Moreover, the persistent stigma surrounding cannabis continues to influence public perception and policymaking, making it even harder for mothers like me to advocate for affordable access to these essential medications for our children. Despite the growing recognition of cannabis as a legitimate medical treatment, outdated attitudes linger, impeding efforts to prioritize affordability for those in need. This stigma may contribute to policymakers’ reluctance to intervene in pricing practices within the cannabis industry, perpetuating the cycle of exploitation and suffering.

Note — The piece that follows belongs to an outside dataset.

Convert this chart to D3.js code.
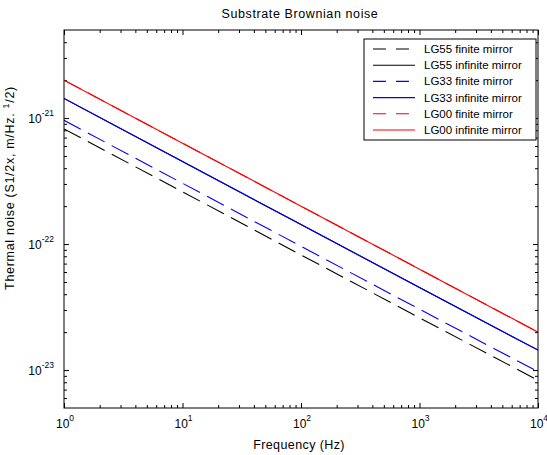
<!DOCTYPE html>
<html>
<head>
<meta charset="utf-8">
<script src="https://cdn.jsdelivr.net/npm/d3@7"></script>
<style>
  body { margin: 0; background: #fff; }
  svg { display: block; }
  text { font-family: "Liberation Sans", Arial, Helvetica, sans-serif; fill: #000; }
</style>
</head>
<body>
<svg id="chart" width="547" height="455"></svg>
<script>
// ---- data ----
const freq = [1, 10, 100, 1000, 10000];
const lg55Finite   = [8.2e-22, 2.6e-22, 8.2e-23, 2.6e-23, 8.3e-24];
const lg55Infinite = [1.43e-21, 4.52e-22, 1.43e-22, 4.52e-23, 1.44e-23];
const lg33Finite   = [9.6e-22, 3.04e-22, 9.6e-23, 3.04e-23, 9.7e-24];
const lg33Infinite = [1.43e-21, 4.52e-22, 1.43e-22, 4.52e-23, 1.44e-23];
const lg00Finite   = [2.0e-21, 6.32e-22, 2.0e-22, 6.32e-23, 2.0e-23];
const lg00Infinite = [2.0e-21, 6.32e-22, 2.0e-22, 6.32e-23, 2.0e-23];
const seriesNames = ["LG55 finite mirror", "LG55 infinite mirror", "LG33 finite mirror",
                     "LG33 infinite mirror", "LG00 finite mirror", "LG00 infinite mirror"];
const seriesValues = [lg55Finite, lg55Infinite, lg33Finite, lg33Infinite, lg00Finite, lg00Infinite];
const seriesColors = ["#000000", "#000000", "#0000ff", "#0000ff", "#ff0000", "#ff0000"];
const seriesDashed = [true, false, true, false, true, false];
const xTickExps = [0, 1, 2, 3, 4];
const yTickExps = [-23, -22, -21];
const xDomain = [1, 1e4];
const yDomain = [5e-24, 5e-21];
const titleText = "Substrate Brownian noise";
const xLabelText = "Frequency (Hz)";

// ---- layout ----
const svg = d3.select("#chart");
const L = 64, R = 538, T = 30, B = 408;
const x = d3.scaleLog().domain(xDomain).range([L, R]);
const y = d3.scaleLog().domain(yDomain).range([B, T]);

svg.append("rect").attr("width", 547).attr("height", 455).attr("fill", "#fff");

// minor tick values
const xMinor = [], yMinor = [];
for (let e = 0; e < 4; e++) for (let m = 2; m <= 9; m++) xMinor.push(m * Math.pow(10, e));
for (let e = -24; e <= -21; e++) for (let m = 2; m <= 9; m++) {
  const v = m * Math.pow(10, e);
  if (v > yDomain[0] * 1.0001 && v < yDomain[1] * 0.9999) yMinor.push(v);
}
const xMajor = xTickExps.map(e => Math.pow(10, e));
const yMajor = yTickExps.map(e => Math.pow(10, e));

function addAxis(axisGen, tr, vals, size) {
  const g = svg.append("g").attr("transform", tr)
    .call(axisGen.tickValues(vals).tickSize(size).tickFormat(""));
  g.select(".domain").remove();
  g.selectAll(".tick line").attr("stroke", "#000").attr("stroke-width", 1);
  return g;
}
// inward ticks on all four sides
addAxis(d3.axisBottom(x), `translate(0,${B})`, xMajor, -5);
addAxis(d3.axisBottom(x), `translate(0,${B})`, xMinor, -3);
addAxis(d3.axisTop(x), `translate(0,${T})`, xMajor, -5);
addAxis(d3.axisTop(x), `translate(0,${T})`, xMinor, -3);
addAxis(d3.axisLeft(y), `translate(${L},0)`, yMajor, -5);
addAxis(d3.axisLeft(y), `translate(${L},0)`, yMinor, -3);
addAxis(d3.axisRight(y), `translate(${R},0)`, yMajor, -5);
addAxis(d3.axisRight(y), `translate(${R},0)`, yMinor, -3);

// lines
const clipId = "plotclip";
svg.append("clipPath").attr("id", clipId).append("rect")
  .attr("x", L).attr("y", T).attr("width", R - L).attr("height", B - T);
const line = d3.line().x(d => x(d[0])).y(d => y(d[1]));
const plot = svg.append("g").attr("clip-path", `url(#${clipId})`);
seriesValues.forEach((vals, i) => {
  plot.append("path")
    .datum(freq.map((f, j) => [f, vals[j]]))
    .attr("d", line)
    .attr("fill", "none")
    .attr("stroke", seriesColors[i])
    .attr("stroke-width", 1.1)
    .attr("stroke-dasharray", seriesDashed[i] ? "19,8" : null);
});

// frame
svg.append("rect").attr("x", L).attr("y", T).attr("width", R - L).attr("height", B - T)
  .attr("fill", "none").attr("stroke", "#000").attr("stroke-width", 1);

// x tick labels
xTickExps.forEach(e => {
  const t = svg.append("text").attr("x", x(Math.pow(10, e)) + 1).attr("y", 428)
    .attr("text-anchor", "middle").style("font-size", "12px");
  t.append("tspan").text("10");
  t.append("tspan").attr("dy", -7).style("font-size", "8.5px").text(String(e));
});
// y tick labels
yTickExps.forEach(e => {
  const t = svg.append("text").attr("x", 54).attr("y", y(Math.pow(10, e)) + 5)
    .attr("text-anchor", "end").style("font-size", "12px");
  t.append("tspan").text("10");
  t.append("tspan").attr("dy", -7).style("font-size", "8.5px").text(String(e));
});

// title and axis labels
svg.append("text").attr("x", 300).attr("y", 18).attr("text-anchor", "middle")
  .style("font-size", "12.5px").style("letter-spacing", "0.6px").text(titleText);
svg.append("text").attr("x", 299).attr("y", 449).attr("text-anchor", "middle")
  .style("font-size", "12.5px").style("letter-spacing", "0.4px").text(xLabelText);
const yl = svg.append("text").attr("transform", "translate(14,188) rotate(-90)")
  .attr("text-anchor", "middle").style("font-size", "12.5px").style("letter-spacing", "0.7px");
yl.append("tspan").text("Thermal noise (S1/2x, m/Hz. ");
yl.append("tspan").attr("dy", -5).style("font-size", "9px").text("1");
yl.append("tspan").attr("dy", 5).text("/2)");

// legend
const lx = 364, ly = 39, lw = 172, lh = 101;
svg.append("rect").attr("x", lx).attr("y", ly).attr("width", lw).attr("height", lh)
  .attr("fill", "#fff").attr("stroke", "#000").attr("stroke-width", 1);
seriesNames.forEach((name, i) => {
  const yy = 49 + i * 16.2;
  svg.append("line").attr("x1", 373).attr("x2", 415).attr("y1", yy).attr("y2", yy)
    .attr("stroke", seriesColors[i]).attr("stroke-width", 1.1)
    .attr("stroke-dasharray", seriesDashed[i] ? "13,10" : null);
  svg.append("text").attr("x", 424).attr("y", yy + 4).style("font-size", "11.5px").text(name);
});
</script>
</body>
</html>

Harry Siddans and his mother Maria pictured with Billy Caldwell and his mother Charlotte from the I Am Billy Foundation after hearing the news Bod Australia was prepared to gift Harry’s lifesaving medicine.

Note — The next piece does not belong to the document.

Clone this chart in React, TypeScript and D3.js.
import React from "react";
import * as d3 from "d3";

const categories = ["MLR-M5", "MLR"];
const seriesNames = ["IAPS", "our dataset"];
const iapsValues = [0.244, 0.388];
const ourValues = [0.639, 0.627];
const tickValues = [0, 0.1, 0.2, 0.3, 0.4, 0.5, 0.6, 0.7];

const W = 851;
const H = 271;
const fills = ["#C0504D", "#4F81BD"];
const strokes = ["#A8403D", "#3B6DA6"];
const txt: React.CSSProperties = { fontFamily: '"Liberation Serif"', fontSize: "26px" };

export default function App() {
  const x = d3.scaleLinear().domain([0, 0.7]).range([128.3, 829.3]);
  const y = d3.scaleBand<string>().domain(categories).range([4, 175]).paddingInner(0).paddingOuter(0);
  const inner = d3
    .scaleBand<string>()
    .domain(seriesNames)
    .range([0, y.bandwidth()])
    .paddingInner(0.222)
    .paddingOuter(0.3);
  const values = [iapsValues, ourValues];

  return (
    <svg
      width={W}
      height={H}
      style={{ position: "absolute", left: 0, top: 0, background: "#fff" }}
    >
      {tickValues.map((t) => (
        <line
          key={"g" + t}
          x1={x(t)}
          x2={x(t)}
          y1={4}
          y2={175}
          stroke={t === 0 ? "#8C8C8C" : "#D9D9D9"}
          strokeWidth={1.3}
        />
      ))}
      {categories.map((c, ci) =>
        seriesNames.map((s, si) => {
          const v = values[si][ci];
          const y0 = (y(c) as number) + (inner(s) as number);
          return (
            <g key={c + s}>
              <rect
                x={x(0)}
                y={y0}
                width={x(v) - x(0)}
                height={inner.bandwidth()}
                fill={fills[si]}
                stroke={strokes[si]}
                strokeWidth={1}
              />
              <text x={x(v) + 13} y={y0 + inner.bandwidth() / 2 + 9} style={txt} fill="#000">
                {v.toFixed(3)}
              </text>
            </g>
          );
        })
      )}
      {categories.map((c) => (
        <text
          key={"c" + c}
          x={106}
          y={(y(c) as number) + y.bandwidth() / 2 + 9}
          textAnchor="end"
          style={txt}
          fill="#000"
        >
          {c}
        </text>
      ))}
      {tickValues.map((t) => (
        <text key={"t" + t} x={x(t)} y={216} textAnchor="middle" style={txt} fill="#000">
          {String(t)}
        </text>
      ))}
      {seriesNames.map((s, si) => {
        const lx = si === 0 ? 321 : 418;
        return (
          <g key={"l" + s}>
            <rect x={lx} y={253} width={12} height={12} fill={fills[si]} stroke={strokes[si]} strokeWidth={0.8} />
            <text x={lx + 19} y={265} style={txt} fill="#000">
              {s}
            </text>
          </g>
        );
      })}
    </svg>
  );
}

I want to cut through the fake news saturating the field by delving into the current situation in the UK regarding medical cannabis access for children with refractory epilepsy.

Currently, around 70 children in the UK suffering from Refractory Epilepsy have been granted access to prescription cannabis treatment through private channels. In the current context,a very small group. Those prescribers, however, are not accepting new patients at this time.

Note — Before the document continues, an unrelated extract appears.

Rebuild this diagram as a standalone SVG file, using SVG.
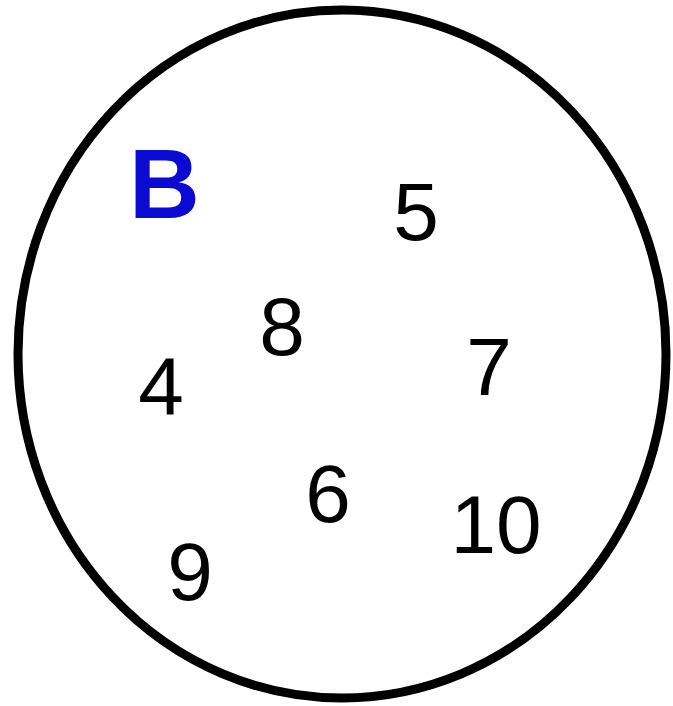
<svg xmlns="http://www.w3.org/2000/svg" width="673" height="706" viewBox="0 0 673 706">
<style>
.n{font-family:"Liberation Sans",Arial,sans-serif;font-size:82px;fill:#000;text-anchor:middle}
.b{font-family:"Liberation Sans",Arial,sans-serif;font-size:98px;font-weight:bold;fill:#0a0ad2}
</style>
<rect width="673" height="706" fill="#fff"/>
<g id="set-B">
<ellipse cx="342" cy="354" rx="324" ry="344" fill="none" stroke="#000" stroke-width="9"/>
<text class="b" x="129" y="218">B</text>
</g>
<g id="n5"><text class="n" x="416" y="240">5</text></g>
<g id="n8"><text class="n" x="282" y="355">8</text></g>
<g id="n4"><text class="n" x="161" y="415">4</text></g>
<g id="n7"><text class="n" x="489" y="395">7</text></g>
<g id="n6"><text class="n" x="328" y="522">6</text></g>
<g id="n10"><text class="n" x="496" y="553">10</text></g>
<g id="n9"><text class="n" x="190" y="600">9</text></g>
<g id="connectors"/>
</svg>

The recent barrage of negative press targeting the British Paediatric Neurology Association (BPNA) has sparked an unnecessary conflict, fracturing the unity we desperately need among clinicians to aid our children. Despite repeated pleas from the BPNA and Department of Health and Social Care for clinical trials on cannabis-based medications in paediatric epilepsy, the industry has turned a deaf ear. However, the BPNA and NHS is stepping in with two clinical trials. It’s crucial to note that conducting these trials falls within the purview of medical manufacturers, not the BPNA or our esteemed NHS.

While some segments of the UK cannabis industry have heavily invested in lobbying and patient advocacy groups they have failed to prioritize patient needs or conduct adequate trials, especially for vulnerable children. Nearly six years on since Billy changed the law and one can’t help but wonder: if these resources were directed towards clinical trials instead, would these children now have access to life-saving medication through the NHS?

Despite eight medical manufacturers supplying eight different cannabis-based products to these patients, families continue to bear a significant financial burden, raising concerns about why these companies cannot offer discounted or gifted medicines to ease their strain.

A heartfelt appreciation goes out to Jo Patterson of Bod Science and Roby Zomer of MGC Pharmaceuticals, who has generously provided medicine at no cost  for this past year and continues to do so.

If Bod and MGC can extend such generosity, why can’t other medical manufacturers follow suit for this group of patients?

Lets look at the numbers

8 x Medical Manufacturers = 8 x varieties Cannabis based medicine currently been prescribed.

70 x Epileptic Children 

= 1 MM gift/discount x 8 children 

Why has this not happened? Why?

Addressing this urgent issue demands a concerted effort from all stakeholders. 

Furthermore regulators must make it a priority to establish fair pricing guidelines within the cannabis industry, ensuring that medications remain accessible to all patients who depend on them. 

Additionally, combating stigma and increasing awareness of the medical benefits of cannabis are essential steps in reshaping public perception and garnering support for initiatives aimed at ensuring affordable access for all patients.

As a mother, I refuse to accept the status quo where children are charged £2000 per month for prescription cannabis. It’s morally reprehensible and simply unacceptable. It’s time for decisive action from the industry to address this injustice and ensure that essential medications are within reach for these children, regardless of their families financial circumstances. All these children require is generosity.

Our children’s health and well-being must always take precedence over profit margins.